### Aim
Repeat verbatim, and only, the lines of the data below, beginning at the line that contains "Rebuild this diagram" and stopping after the line that contains "(os2) at (256,0);".

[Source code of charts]
□ □ □ □
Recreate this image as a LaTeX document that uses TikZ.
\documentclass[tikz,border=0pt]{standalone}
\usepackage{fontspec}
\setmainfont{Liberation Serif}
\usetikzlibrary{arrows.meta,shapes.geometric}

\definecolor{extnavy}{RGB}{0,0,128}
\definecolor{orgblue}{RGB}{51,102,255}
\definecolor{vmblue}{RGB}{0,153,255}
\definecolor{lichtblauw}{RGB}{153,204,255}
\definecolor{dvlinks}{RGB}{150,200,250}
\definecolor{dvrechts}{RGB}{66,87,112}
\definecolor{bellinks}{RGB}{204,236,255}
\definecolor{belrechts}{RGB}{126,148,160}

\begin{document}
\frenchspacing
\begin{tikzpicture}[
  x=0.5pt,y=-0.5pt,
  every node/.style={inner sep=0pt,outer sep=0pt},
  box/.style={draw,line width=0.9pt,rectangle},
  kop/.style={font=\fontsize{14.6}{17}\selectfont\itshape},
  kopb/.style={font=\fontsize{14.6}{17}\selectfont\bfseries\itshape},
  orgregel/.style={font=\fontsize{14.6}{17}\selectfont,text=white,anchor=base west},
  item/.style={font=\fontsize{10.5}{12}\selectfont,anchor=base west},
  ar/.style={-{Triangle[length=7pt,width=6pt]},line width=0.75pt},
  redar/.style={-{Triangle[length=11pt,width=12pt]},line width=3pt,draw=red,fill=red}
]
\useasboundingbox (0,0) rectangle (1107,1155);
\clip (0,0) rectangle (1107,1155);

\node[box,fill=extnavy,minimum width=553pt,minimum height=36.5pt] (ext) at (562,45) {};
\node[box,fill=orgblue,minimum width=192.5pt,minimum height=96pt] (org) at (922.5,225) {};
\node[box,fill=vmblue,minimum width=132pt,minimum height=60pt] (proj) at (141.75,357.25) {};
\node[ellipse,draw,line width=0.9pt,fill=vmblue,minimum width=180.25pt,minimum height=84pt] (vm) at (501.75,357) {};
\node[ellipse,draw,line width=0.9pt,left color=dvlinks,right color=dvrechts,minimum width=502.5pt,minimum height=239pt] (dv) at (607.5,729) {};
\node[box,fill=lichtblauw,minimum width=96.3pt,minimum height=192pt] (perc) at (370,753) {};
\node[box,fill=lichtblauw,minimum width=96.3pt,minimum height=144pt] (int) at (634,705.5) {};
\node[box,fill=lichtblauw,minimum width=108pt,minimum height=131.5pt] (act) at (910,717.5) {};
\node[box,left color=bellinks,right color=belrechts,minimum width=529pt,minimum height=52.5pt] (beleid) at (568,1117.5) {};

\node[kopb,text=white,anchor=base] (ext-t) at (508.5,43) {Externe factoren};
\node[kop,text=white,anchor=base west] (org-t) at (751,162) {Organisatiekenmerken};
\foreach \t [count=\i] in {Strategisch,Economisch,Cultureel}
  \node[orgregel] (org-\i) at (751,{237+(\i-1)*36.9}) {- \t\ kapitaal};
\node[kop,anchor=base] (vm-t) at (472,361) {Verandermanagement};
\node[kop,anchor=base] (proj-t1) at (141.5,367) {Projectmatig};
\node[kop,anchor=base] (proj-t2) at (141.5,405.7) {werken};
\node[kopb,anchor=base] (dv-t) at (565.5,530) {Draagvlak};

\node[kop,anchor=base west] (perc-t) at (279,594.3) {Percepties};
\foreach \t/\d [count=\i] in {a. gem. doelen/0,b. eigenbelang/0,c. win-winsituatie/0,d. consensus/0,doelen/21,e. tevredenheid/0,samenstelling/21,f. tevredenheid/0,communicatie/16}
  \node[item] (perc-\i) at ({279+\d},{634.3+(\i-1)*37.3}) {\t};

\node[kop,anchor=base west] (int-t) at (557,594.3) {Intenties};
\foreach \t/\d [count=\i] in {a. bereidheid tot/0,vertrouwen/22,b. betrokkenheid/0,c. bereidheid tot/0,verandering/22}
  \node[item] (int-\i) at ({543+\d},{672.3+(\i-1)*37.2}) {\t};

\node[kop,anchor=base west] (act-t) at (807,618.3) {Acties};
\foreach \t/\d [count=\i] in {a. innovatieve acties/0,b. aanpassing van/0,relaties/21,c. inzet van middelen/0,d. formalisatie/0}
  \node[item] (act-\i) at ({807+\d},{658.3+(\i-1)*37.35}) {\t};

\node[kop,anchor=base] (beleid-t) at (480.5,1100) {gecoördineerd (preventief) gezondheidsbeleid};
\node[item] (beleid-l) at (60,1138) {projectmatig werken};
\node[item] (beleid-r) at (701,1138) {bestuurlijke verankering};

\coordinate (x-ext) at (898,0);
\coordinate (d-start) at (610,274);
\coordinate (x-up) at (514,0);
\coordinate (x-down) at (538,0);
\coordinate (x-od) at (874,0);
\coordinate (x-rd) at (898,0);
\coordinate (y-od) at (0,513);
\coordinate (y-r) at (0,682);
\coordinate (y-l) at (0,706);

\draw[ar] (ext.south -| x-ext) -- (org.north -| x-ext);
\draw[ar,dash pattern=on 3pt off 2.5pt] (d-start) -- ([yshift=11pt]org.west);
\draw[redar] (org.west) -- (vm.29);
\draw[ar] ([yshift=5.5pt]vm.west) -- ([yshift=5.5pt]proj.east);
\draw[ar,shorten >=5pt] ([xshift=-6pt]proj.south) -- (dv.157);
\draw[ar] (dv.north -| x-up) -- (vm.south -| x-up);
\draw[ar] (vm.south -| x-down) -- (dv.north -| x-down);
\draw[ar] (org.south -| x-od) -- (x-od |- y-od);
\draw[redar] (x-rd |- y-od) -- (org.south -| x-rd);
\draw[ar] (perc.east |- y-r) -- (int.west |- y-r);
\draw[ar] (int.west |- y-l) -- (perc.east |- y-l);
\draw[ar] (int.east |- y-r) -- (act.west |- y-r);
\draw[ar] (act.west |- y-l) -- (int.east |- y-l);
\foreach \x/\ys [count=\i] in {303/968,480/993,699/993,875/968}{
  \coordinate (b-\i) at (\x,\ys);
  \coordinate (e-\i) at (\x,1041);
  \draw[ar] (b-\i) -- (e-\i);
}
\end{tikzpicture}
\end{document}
□ □ □ □
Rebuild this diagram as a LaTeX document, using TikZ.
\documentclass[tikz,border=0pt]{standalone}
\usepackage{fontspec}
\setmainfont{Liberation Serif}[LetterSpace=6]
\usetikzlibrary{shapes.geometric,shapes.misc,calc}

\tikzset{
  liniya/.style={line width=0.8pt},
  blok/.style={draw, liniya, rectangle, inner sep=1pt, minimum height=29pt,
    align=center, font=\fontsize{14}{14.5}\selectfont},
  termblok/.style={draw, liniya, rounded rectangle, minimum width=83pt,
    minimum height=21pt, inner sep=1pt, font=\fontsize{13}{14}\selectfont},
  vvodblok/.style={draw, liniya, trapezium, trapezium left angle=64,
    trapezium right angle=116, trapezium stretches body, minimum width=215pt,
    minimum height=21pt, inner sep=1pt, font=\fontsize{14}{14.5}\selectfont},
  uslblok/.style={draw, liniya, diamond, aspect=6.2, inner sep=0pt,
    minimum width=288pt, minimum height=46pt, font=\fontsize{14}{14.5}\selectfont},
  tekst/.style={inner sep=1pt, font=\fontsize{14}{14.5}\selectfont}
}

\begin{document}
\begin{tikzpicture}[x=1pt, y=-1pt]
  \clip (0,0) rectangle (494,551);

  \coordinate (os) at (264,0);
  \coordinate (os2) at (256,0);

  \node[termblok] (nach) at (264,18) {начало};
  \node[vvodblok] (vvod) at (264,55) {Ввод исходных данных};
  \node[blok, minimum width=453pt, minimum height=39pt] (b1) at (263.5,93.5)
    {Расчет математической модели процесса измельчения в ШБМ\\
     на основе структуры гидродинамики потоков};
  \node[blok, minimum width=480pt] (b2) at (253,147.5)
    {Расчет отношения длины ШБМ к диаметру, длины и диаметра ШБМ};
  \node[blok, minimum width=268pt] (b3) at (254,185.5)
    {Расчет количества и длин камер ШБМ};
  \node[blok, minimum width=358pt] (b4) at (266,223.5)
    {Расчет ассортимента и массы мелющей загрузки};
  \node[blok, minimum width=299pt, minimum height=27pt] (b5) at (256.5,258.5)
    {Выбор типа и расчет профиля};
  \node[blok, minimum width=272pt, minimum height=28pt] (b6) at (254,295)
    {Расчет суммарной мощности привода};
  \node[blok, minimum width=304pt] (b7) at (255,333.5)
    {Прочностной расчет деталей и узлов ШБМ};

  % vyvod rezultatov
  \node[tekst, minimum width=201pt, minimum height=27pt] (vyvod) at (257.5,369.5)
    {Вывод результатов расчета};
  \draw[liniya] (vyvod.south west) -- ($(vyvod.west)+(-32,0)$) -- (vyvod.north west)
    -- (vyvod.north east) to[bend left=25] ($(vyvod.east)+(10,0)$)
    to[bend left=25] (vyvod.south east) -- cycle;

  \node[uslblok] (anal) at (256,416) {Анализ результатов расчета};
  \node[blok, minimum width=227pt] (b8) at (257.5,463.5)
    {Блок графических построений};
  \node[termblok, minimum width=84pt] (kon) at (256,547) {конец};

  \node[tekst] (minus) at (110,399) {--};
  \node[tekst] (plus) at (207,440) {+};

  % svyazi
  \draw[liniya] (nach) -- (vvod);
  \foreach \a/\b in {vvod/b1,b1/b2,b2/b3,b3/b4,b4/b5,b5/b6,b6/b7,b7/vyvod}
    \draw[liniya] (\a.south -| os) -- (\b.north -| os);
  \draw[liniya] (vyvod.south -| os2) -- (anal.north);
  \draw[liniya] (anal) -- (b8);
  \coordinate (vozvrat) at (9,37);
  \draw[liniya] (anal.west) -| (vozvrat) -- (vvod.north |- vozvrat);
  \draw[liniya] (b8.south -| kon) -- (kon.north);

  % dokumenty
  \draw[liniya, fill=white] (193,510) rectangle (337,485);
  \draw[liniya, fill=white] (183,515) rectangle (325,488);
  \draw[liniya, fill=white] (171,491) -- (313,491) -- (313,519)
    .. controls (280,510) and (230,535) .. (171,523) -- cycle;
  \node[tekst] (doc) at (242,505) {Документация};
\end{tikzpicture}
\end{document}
□ □ □ □
### Result of this task
Rebuild this diagram as a LaTeX document, using TikZ.
\documentclass[tikz,border=0pt]{standalone}
\usepackage{fontspec}
\setmainfont{Liberation Serif}[LetterSpace=6]
\usetikzlibrary{shapes.geometric,shapes.misc,calc}

\tikzset{
  liniya/.style={line width=0.8pt},
  blok/.style={draw, liniya, rectangle, inner sep=1pt, minimum height=29pt,
    align=center, font=\fontsize{14}{14.5}\selectfont},
  termblok/.style={draw, liniya, rounded rectangle, minimum width=83pt,
    minimum height=21pt, inner sep=1pt, font=\fontsize{13}{14}\selectfont},
  vvodblok/.style={draw, liniya, trapezium, trapezium left angle=64,
    trapezium right angle=116, trapezium stretches body, minimum width=215pt,
    minimum height=21pt, inner sep=1pt, font=\fontsize{14}{14.5}\selectfont},
  uslblok/.style={draw, liniya, diamond, aspect=6.2, inner sep=0pt,
    minimum width=288pt, minimum height=46pt, font=\fontsize{14}{14.5}\selectfont},
  tekst/.style={inner sep=1pt, font=\fontsize{14}{14.5}\selectfont}
}

\begin{document}
\begin{tikzpicture}[x=1pt, y=-1pt]
  \clip (0,0) rectangle (494,551);

  \coordinate (os) at (264,0);
  \coordinate (os2) at (256,0);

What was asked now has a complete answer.